RECORDS:
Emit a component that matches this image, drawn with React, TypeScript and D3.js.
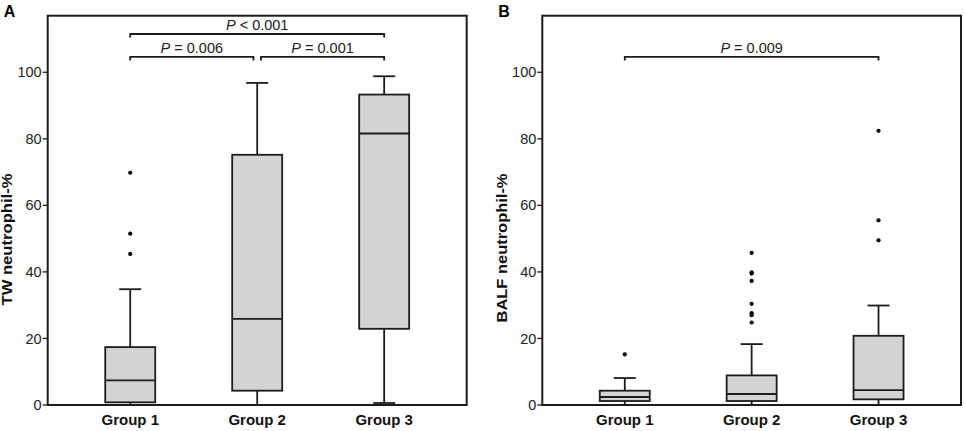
==
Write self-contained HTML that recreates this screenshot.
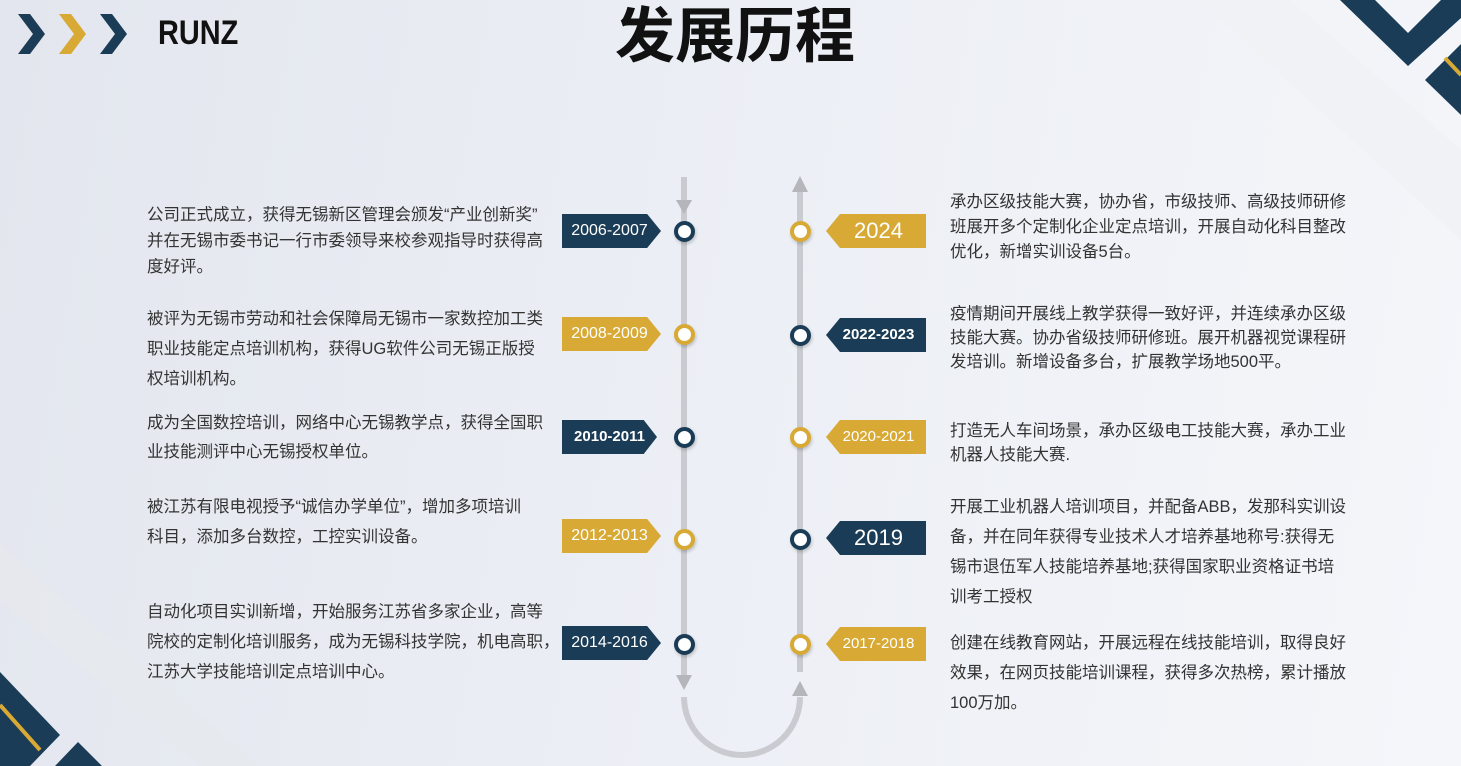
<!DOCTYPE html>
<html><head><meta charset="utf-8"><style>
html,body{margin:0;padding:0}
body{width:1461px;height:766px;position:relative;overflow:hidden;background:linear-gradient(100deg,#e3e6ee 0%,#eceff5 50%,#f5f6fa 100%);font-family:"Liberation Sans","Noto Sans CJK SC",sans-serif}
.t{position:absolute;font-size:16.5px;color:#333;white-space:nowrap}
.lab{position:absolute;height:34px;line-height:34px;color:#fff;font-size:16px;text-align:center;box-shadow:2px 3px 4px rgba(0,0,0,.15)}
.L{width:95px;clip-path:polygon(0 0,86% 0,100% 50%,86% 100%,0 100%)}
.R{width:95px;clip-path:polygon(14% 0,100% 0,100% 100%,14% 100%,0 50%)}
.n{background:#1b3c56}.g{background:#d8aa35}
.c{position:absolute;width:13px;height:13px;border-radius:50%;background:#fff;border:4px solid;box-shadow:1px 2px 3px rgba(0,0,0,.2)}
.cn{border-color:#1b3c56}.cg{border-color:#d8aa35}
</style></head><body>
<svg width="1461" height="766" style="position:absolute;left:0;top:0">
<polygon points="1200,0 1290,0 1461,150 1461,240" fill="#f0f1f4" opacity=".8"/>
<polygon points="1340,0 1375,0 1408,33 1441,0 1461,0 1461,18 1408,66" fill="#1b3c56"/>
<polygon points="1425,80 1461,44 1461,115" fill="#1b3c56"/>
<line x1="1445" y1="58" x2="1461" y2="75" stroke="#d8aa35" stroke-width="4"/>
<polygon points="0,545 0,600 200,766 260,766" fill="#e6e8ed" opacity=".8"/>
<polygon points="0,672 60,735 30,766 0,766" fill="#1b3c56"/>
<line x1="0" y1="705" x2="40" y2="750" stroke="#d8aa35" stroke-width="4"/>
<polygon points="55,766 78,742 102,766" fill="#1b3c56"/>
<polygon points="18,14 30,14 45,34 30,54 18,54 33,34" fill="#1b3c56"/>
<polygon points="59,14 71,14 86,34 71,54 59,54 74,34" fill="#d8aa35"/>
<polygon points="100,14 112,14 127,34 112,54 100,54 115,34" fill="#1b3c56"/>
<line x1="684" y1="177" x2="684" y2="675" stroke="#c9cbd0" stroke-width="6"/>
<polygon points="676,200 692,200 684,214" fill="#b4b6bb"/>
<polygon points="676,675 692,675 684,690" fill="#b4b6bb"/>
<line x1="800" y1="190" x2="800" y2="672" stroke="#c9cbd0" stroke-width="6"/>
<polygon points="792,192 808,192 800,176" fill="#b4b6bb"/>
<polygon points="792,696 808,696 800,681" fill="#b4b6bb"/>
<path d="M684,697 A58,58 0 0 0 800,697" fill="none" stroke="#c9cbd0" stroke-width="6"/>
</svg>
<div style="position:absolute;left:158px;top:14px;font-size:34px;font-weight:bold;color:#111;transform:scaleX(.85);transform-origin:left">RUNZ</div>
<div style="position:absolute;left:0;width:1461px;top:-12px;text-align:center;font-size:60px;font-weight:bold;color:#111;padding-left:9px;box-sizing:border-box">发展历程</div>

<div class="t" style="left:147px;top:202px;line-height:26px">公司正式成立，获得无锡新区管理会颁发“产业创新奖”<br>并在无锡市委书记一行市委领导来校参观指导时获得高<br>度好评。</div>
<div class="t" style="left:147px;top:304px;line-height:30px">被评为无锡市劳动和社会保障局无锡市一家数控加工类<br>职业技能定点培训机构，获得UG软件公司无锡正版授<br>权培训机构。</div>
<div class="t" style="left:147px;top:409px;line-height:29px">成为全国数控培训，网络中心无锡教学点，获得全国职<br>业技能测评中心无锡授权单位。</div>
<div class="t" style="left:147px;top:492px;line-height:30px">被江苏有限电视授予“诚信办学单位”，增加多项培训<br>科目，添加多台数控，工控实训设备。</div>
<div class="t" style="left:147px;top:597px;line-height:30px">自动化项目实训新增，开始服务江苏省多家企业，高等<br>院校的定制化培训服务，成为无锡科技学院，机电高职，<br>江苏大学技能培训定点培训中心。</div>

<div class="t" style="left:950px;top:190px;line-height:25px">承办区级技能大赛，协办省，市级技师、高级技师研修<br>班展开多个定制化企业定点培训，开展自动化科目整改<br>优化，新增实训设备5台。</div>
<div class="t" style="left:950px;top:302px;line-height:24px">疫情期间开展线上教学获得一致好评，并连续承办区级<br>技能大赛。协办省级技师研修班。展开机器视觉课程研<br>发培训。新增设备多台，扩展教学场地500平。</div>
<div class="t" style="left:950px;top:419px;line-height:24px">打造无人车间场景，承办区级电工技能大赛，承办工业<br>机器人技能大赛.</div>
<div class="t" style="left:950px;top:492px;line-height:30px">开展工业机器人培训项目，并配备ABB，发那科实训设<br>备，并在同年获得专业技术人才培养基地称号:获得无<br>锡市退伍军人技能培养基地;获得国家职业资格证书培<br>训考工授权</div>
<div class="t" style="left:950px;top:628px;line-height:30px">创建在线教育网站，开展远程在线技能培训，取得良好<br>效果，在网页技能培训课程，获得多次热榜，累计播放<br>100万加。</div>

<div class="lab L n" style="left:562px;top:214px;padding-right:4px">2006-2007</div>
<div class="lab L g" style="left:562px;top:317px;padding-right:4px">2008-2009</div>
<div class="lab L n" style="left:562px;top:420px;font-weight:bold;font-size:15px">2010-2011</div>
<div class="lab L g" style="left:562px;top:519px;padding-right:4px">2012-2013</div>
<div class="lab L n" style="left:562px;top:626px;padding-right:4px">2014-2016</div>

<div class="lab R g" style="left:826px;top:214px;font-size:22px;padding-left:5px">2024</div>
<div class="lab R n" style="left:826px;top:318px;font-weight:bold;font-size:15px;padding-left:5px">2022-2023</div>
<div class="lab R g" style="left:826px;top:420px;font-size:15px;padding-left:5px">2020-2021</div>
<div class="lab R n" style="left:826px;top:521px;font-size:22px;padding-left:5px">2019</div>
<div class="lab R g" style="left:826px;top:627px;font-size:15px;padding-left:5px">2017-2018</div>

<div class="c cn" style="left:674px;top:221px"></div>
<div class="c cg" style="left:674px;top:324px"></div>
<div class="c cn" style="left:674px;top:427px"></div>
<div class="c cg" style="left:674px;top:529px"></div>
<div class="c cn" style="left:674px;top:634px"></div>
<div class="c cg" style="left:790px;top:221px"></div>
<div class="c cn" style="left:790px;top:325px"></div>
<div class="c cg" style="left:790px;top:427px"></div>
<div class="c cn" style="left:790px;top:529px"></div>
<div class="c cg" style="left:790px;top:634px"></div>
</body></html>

GOAL:
Give only a number: how many lines of the data hold the string "that"?

EXERCISE SOLUTION:
2